Unemployment Drops … Sort Of

You can add to all the not-so-good news the announcement this week that the unemployment rate has dropped from 7.6% to 7.4%.

Of course, that’s the unrealistic, but widely quoted U-3 rate, which goes down every time someone stops looking for work or becomes desperate enough to take a job running the deep fryer at McDonald’s.

While the jobless rate is inching closer toward that magic 6.5% number at which the Federal Reserve Board said it would stop its quantitative easing (QE) program, job growth is slowing.

Government analysts revised and lowered their job growth numbers for May to 176,000 and for June to 188,000, but July produced just 162,000 net new jobs, marking the most stunted increase in four months.

Since the start of the year, about half of all jobs created have been in retail, temporary help and the hotel-restaurant-leisure industries.  Think Obamacare has anything to do with that?

The Gordian Knot

Also lurking just around the corner is the necessary dialing down of quantitative easing.  When that will happen is anyone’s guess, but the Dallas Fed’s Dick Fisher makes a compelling case for tapering to begin imminently.  Here is, in part, what he said:

Gordian Knot“Whereas before, our portfolio consisted primarily of instantly tradable short-term Treasury paper, now we hold almost none; our portfolio consists primarily of longer-term Treasuries and MBS (mortgage-backed securities). … (W)e now hold roughly 20 percent of the stock and continue to buy more than 25 percent of the gross issuance of Treasury notes and bonds.  Further, we hold more than 25 percent of MBS outstanding and continue to take down more than 30 percent of gross new MBS issuance. Also, our current rate of MBS purchases far outpaces the net monthly supply of MBS.

“The point is: We own a significant slice of these critical markets. This is, indeed, something of a Gordian Knot. … (W)e need to stop building upon the knot.
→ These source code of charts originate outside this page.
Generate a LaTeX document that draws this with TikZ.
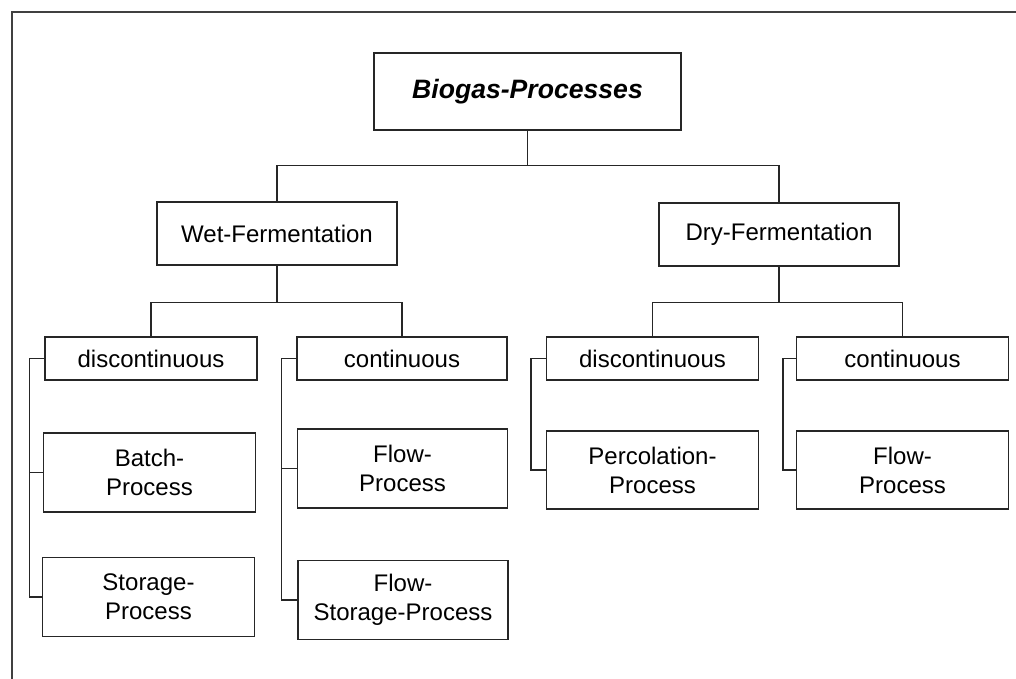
\documentclass[tikz,border=0pt]{standalone}
\usepackage{fontspec}
\setmainfont{Liberation Sans}
\usepackage{tikz}
\usetikzlibrary{positioning}
\tikzset{
  bpbox/.style={
    draw=black!85,
    line width=1.3pt,
    inner sep=0pt,
    align=center,
    minimum width=212pt,
    minimum height=43pt,
    font=\fontsize{24}{29}\selectfont
  },
  bptall/.style={bpbox,minimum height=79pt},
  bpmid/.style={bpbox,minimum width=240pt,minimum height=63pt},
  bproot/.style={bpbox,minimum width=307pt,minimum height=77pt,
    font=\fontsize{26.6}{30}\selectfont\bfseries\itshape},
  bpline/.style={draw=black!85,line width=1.3pt},
  bpframe/.style={draw=black!75,line width=1.2pt}
}
\begin{document}
\begin{tikzpicture}[x=1pt,y=-1pt]
  \useasboundingbox (0,0) rectangle (1016,679);
  \draw[bpframe] (1016,12) -| (12,679);
  % top of the tree
  \node[bproot] (bio) at (527.5,91.5) {Biogas-Processes};
  \node[bpmid] (wet) at (277,233.5) {Wet-Fermentation};
  \node[bpmid] (dry) at (779,234.5) {Dry-Fermentation};
  % wet branch
  \node[bpbox] (wdisc) at (151,358.5) {discontinuous};
  \node[bptall] (batch) at (149.5,472.5) {Batch-\\Process};
  \node[bptall] (store) at (148.5,597) {Storage-\\Process};
  \node[bpbox,minimum width=210pt] (wcont) at (402,358.5) {continuous};
  \node[bptall,minimum width=210pt] (wflow) at (402.5,468.5) {Flow-\\Process};
  \node[bptall,minimum width=210pt] (fstore) at (403,600) {Flow-\\Storage-Process};
  % dry branch
  \node[bpbox] (ddisc) at (652.5,358.5) {discontinuous};
  \node[bptall,minimum height=78pt] (perc) at (652.5,470) {Percolation-\\Process};
  \node[bpbox] (dcont) at (902.5,358.5) {continuous};
  \node[bptall,minimum height=78pt] (dflow) at (902.5,470) {Flow-\\Process};
  % connectors
  \draw[bpline] (bio.south) -- ++(0,35) -| (wet.north);
  \draw[bpline] (bio.south) -- ++(0,35) -| (dry.north);
  \draw[bpline] (wet.south) -- ++(0,37) -| (wdisc.north);
  \draw[bpline] (wet.south) -- ++(0,37) -| (wcont.north);
  \draw[bpline] (dry.south) -- ++(0,36) -| (ddisc.north);
  \draw[bpline] (dry.south) -- ++(0,36) -| (dcont.north);
  \draw[bpline] (wdisc.west) -- ++(-15,0) |- (batch.west);
  \draw[bpline] (wdisc.west) -- ++(-15,0) |- (store.west);
  \draw[bpline] (wcont.west) -- ++(-15,0) |- (wflow.west);
  \draw[bpline] (wcont.west) -- ++(-15,0) |- (fstore.west);
  \draw[bpline] (ddisc.west) -- ++(-15,0) |- (perc.west);
  \draw[bpline] (dcont.west) -- ++(-13,0) |- (dflow.west);
\end{tikzpicture}
\end{document}
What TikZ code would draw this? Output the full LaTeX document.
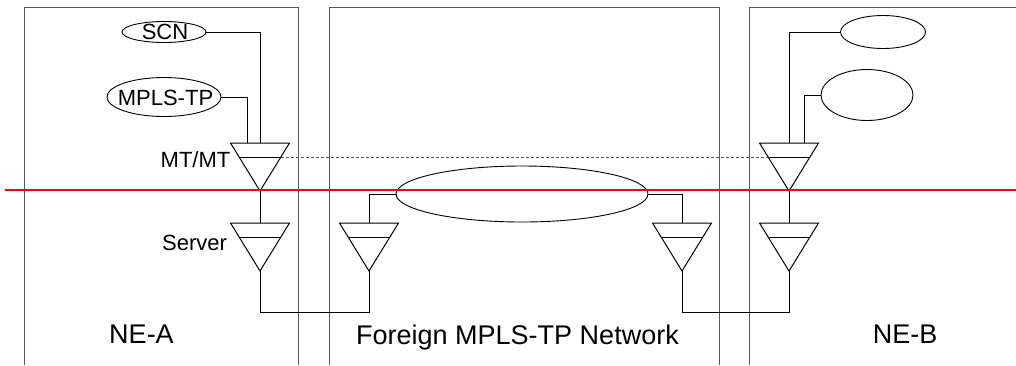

For this reason, I have advocated that we socialize the idea of the inevitability of our dialing back and eventually ending our (quantitative easing).”

In other words, the longer QE continues, the more twisted QE’s Gordian knot becomes and the more difficult it will be to untangle.  We’re not sure, though, how the Fed can “socialize the idea of the inevitability” of dialing back.

QE has goosed the stock market to new highs, creating an illusion of prosperity.  What happens when that illusion disappears?  We may soon find out.